Data
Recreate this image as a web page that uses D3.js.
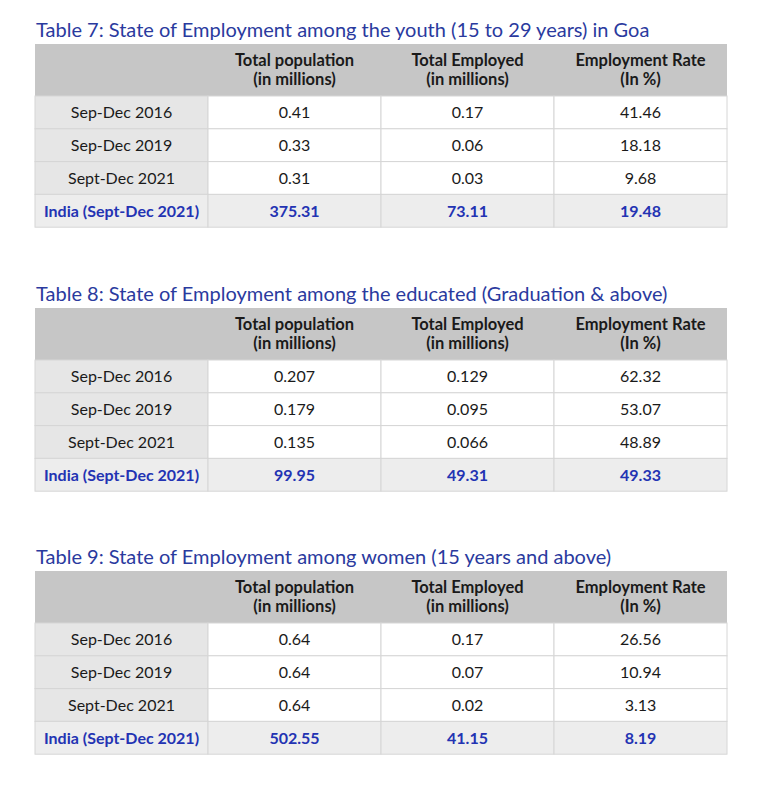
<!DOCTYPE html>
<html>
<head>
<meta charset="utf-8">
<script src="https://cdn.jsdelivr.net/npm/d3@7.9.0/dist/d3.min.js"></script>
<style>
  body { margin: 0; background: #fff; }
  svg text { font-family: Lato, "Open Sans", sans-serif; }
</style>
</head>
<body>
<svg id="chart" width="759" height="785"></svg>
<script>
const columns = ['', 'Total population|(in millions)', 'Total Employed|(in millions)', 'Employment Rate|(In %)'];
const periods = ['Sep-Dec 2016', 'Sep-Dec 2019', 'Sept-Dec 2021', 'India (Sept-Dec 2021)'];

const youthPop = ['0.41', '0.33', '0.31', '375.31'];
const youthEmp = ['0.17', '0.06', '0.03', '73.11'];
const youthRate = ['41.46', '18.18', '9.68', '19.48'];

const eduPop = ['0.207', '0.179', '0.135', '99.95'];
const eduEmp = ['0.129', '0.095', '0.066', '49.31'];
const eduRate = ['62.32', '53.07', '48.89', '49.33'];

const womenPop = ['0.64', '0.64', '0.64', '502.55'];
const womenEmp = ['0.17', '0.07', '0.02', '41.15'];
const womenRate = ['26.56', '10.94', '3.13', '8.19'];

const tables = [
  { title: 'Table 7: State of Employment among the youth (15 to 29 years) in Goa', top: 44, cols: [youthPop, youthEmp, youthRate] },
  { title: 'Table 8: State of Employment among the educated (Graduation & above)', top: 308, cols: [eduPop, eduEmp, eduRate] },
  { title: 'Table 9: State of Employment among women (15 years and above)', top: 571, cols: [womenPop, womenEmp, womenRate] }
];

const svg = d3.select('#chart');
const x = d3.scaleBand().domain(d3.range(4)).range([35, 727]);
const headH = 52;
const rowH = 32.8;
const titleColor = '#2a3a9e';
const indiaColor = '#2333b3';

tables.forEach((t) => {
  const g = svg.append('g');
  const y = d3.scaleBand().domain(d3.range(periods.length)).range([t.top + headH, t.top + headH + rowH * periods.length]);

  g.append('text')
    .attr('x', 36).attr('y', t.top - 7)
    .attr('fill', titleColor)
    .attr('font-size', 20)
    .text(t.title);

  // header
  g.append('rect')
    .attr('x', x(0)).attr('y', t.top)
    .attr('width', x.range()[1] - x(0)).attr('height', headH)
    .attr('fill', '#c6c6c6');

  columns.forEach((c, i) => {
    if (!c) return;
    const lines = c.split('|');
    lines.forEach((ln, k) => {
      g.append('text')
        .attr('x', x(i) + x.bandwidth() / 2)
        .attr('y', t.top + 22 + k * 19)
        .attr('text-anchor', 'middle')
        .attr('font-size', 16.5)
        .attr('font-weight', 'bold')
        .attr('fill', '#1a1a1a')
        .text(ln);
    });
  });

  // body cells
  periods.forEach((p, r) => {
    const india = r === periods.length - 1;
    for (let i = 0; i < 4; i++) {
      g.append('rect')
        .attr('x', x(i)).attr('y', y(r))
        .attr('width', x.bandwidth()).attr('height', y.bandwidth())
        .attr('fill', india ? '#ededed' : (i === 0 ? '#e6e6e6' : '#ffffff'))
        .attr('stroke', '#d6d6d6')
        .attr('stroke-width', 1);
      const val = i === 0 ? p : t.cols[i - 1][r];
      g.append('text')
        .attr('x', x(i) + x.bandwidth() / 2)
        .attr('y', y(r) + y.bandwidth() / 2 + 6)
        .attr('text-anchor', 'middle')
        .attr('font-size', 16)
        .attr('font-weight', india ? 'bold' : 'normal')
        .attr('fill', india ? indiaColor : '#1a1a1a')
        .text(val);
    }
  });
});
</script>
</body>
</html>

What to produce
Leave out the pictures and output the rest of the material exactly as written.

Completed task
Recreate this image as a web page that uses D3.js.
<!DOCTYPE html>
<html>
<head>
<meta charset="utf-8">
<script src="https://cdn.jsdelivr.net/npm/d3@7.9.0/dist/d3.min.js"></script>
<style>
  body { margin: 0; background: #fff; }
  svg text { font-family: Lato, "Open Sans", sans-serif; }
</style>
</head>
<body>
<svg id="chart" width="759" height="785"></svg>
<script>
const columns = ['', 'Total population|(in millions)', 'Total Employed|(in millions)', 'Employment Rate|(In %)'];
const periods = ['Sep-Dec 2016', 'Sep-Dec 2019', 'Sept-Dec 2021', 'India (Sept-Dec 2021)'];

const youthPop = ['0.41', '0.33', '0.31', '375.31'];
const youthEmp = ['0.17', '0.06', '0.03', '73.11'];
const youthRate = ['41.46', '18.18', '9.68', '19.48'];

const eduPop = ['0.207', '0.179', '0.135', '99.95'];
const eduEmp = ['0.129', '0.095', '0.066', '49.31'];
const eduRate = ['62.32', '53.07', '48.89', '49.33'];

const womenPop = ['0.64', '0.64', '0.64', '502.55'];
const womenEmp = ['0.17', '0.07', '0.02', '41.15'];
const womenRate = ['26.56', '10.94', '3.13', '8.19'];

const tables = [
  { title: 'Table 7: State of Employment among the youth (15 to 29 years) in Goa', top: 44, cols: [youthPop, youthEmp, youthRate] },
  { title: 'Table 8: State of Employment among the educated (Graduation & above)', top: 308, cols: [eduPop, eduEmp, eduRate] },
  { title: 'Table 9: State of Employment among women (15 years and above)', top: 571, cols: [womenPop, womenEmp, womenRate] }
];

const svg = d3.select('#chart');
const x = d3.scaleBand().domain(d3.range(4)).range([35, 727]);
const headH = 52;
const rowH = 32.8;
const titleColor = '#2a3a9e';
const indiaColor = '#2333b3';

tables.forEach((t) => {
  const g = svg.append('g');
  const y = d3.scaleBand().domain(d3.range(periods.length)).range([t.top + headH, t.top + headH + rowH * periods.length]);

  g.append('text')
    .attr('x', 36).attr('y', t.top - 7)
    .attr('fill', titleColor)
    .attr('font-size', 20)
    .text(t.title);

  // header
  g.append('rect')
    .attr('x', x(0)).attr('y', t.top)
    .attr('width', x.range()[1] - x(0)).attr('height', headH)
    .attr('fill', '#c6c6c6');

  columns.forEach((c, i) => {
    if (!c) return;
    const lines = c.split('|');
    lines.forEach((ln, k) => {
      g.append('text')
        .attr('x', x(i) + x.bandwidth() / 2)
        .attr('y', t.top + 22 + k * 19)
        .attr('text-anchor', 'middle')
        .attr('font-size', 16.5)
        .attr('font-weight', 'bold')
        .attr('fill', '#1a1a1a')
        .text(ln);
    });
  });

  // body cells
  periods.forEach((p, r) => {
    const india = r === periods.length - 1;
    for (let i = 0; i < 4; i++) {
      g.append('rect')
        .attr('x', x(i)).attr('y', y(r))
        .attr('width', x.bandwidth()).attr('height', y.bandwidth())
        .attr('fill', india ? '#ededed' : (i === 0 ? '#e6e6e6' : '#ffffff'))
        .attr('stroke', '#d6d6d6')
        .attr('stroke-width', 1);
      const val = i === 0 ? p : t.cols[i - 1][r];
      g.append('text')
        .attr('x', x(i) + x.bandwidth() / 2)
        .attr('y', y(r) + y.bandwidth() / 2 + 6)
        .attr('text-anchor', 'middle')
        .attr('font-size', 16)
        .attr('font-weight', india ? 'bold' : 'normal')
        .attr('fill', india ? indiaColor : '#1a1a1a')
        .text(val);
    }
  });
});
</script>
</body>
</html>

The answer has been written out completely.